With the win, Cleveland guaranteed that it will hang on to the Ohio Cup for the sixth consecutive year.
Even in the midst of the Tribe’s offense being dead last in MLB with a .546 OPS and a .181 batting average – and last among teams that have played 11 or more games with just 34 runs, Mercado racing for the plate and converting was a microcosm of an area the Indians have always needed to have to differentiate themselves even if their lineup was performing at an average level – speed.
Finishing sixth in all of baseball with 106 stolen bases a year ago, Cleveland has just two on the 2020 campaign, which is tied for 23rd in the league. The Twins, who finished dead last in 2019 with just 28 swipes, have just one this year but are sitting pretty at 10-2, and in first place in the American League Central with a three-game lead. While they have to first generate baserunners to translate to opportunities, the running game has to be a part of the Tribe’s formula, one that doesn’t have the power of the Twins or White Sox lineups. For Mercado, it’s always been a part of his identity.
“Not just now, but always. It’s a part of my game. I’m always trying to force things.
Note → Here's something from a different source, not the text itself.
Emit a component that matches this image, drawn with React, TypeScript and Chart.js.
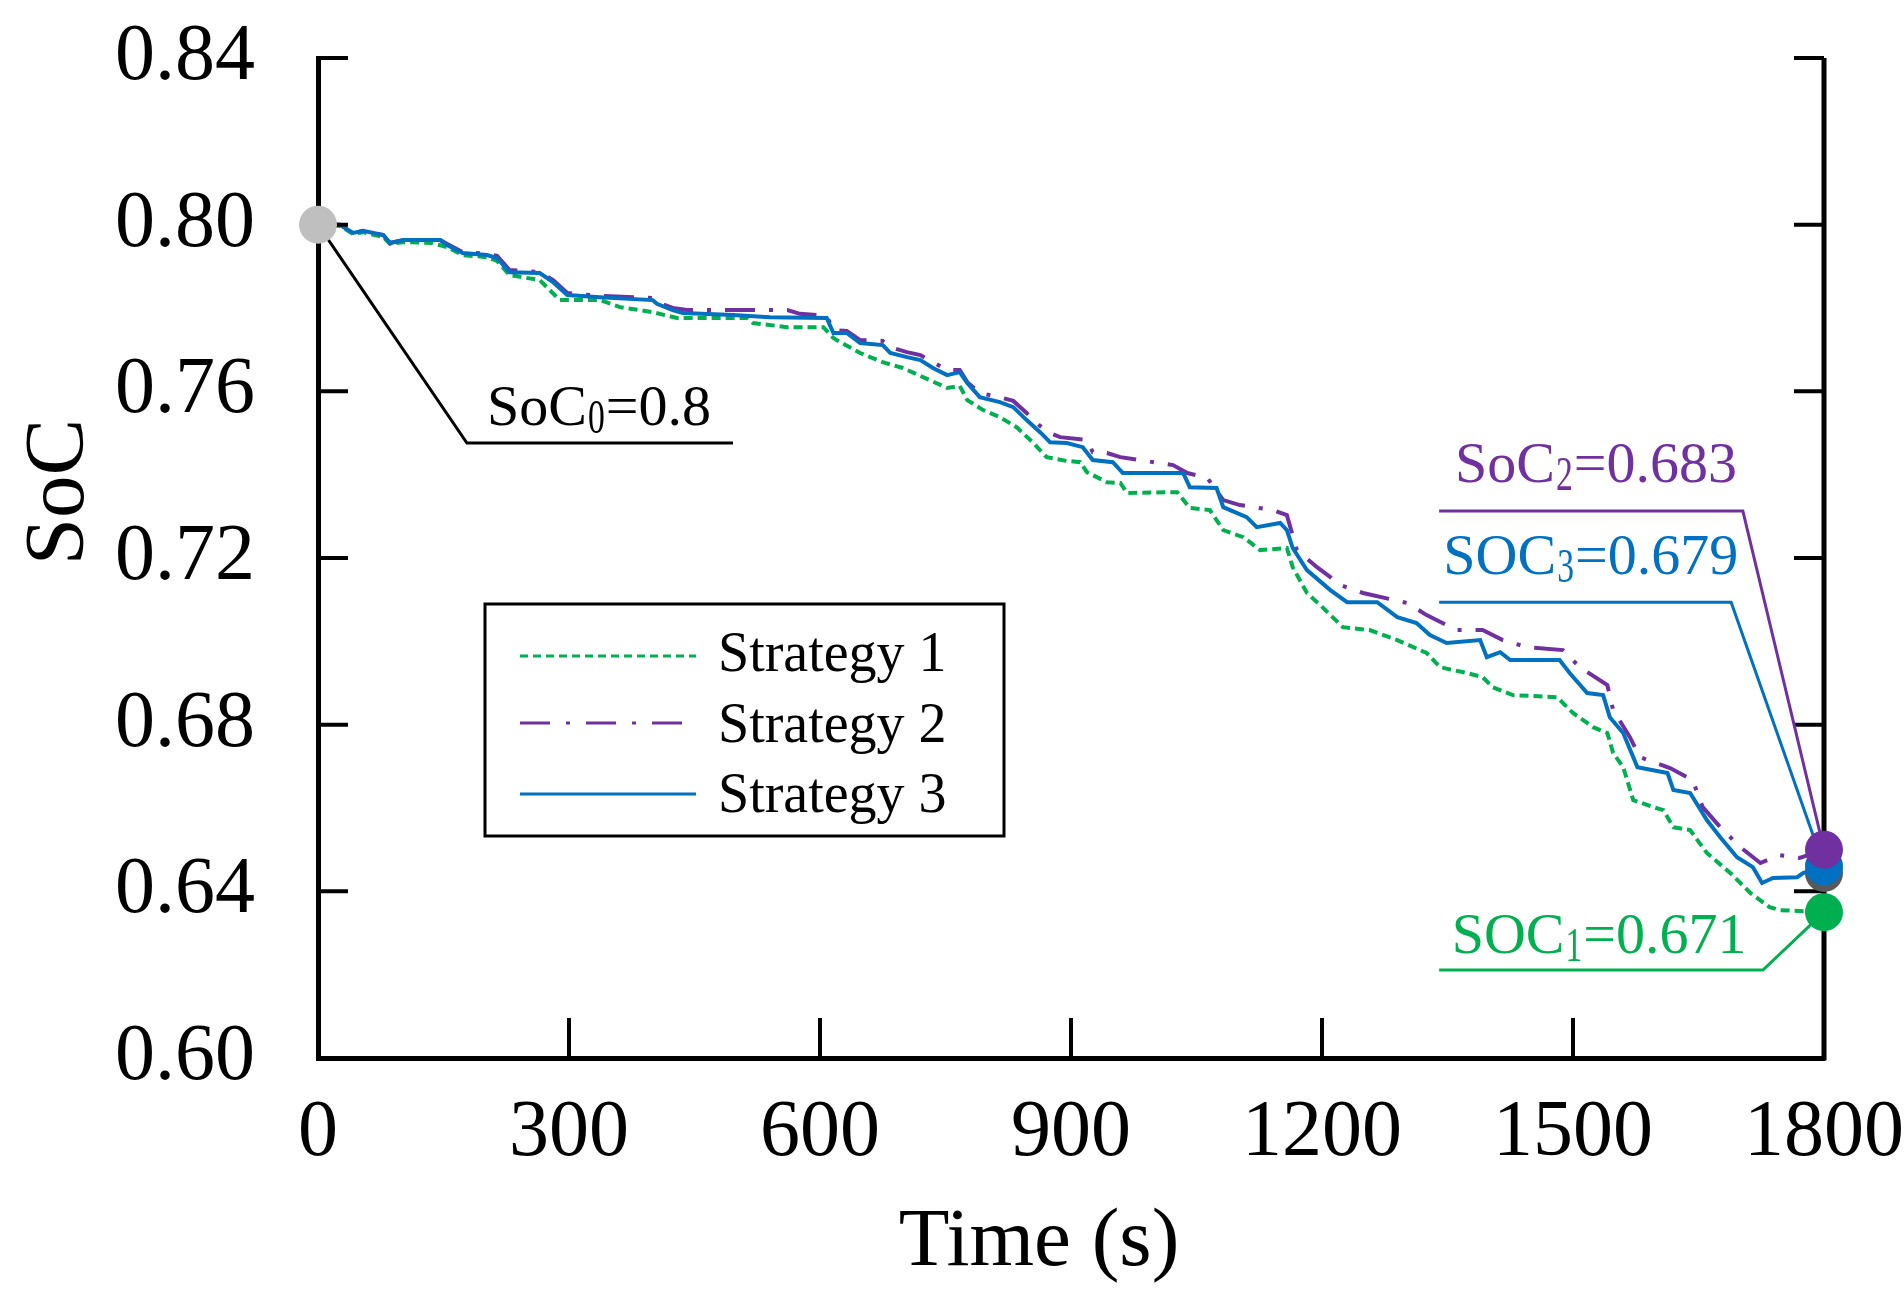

Be smart, but at the same time, be aggressive,” he said. “I know the guys that are hitting behind me, at the top of the lineup, are all really good hitters and in any way possible, they’re going to put the ball in play and have good at-bats so on the base paths, I usually like to take a chance sometimes and try to make things happen and that’s always been my mentality. I’ve always been aggressive since I was little. That’s kind of the way I’m going to keep playing the game.”
“He said he let his instincts play, and they paid off,” Alomar said of Mercado’s baserunning houdini act. “I didn’t consider that play the best, but he (Mercado) said that he looked at the guy (Galvis) charging the ball and turning, so I’ll have to look at the replay and see if he saw that.”
“When we don’t hit, we’ve got to take some chances running,” the Tribe fill-in skipper added.
A chance as big as the one Mercado took Wednesday isn’t typical, and the Indians will need to find a way to alleviate the pressure off their pitching staff, but it was enough to provide the Tribe with momentum to get back to over .500 on the 60-game sprint.
Cleveland wraps the rivalry series with Cincinnati Thursday at 6:10 p.m. ET at Progressive Field. Tribe right-hander Carlos Carrasco will be opposed by the Reds’ Luis Castillo, who was pushed back a day and is coming off a loss to the Tigers.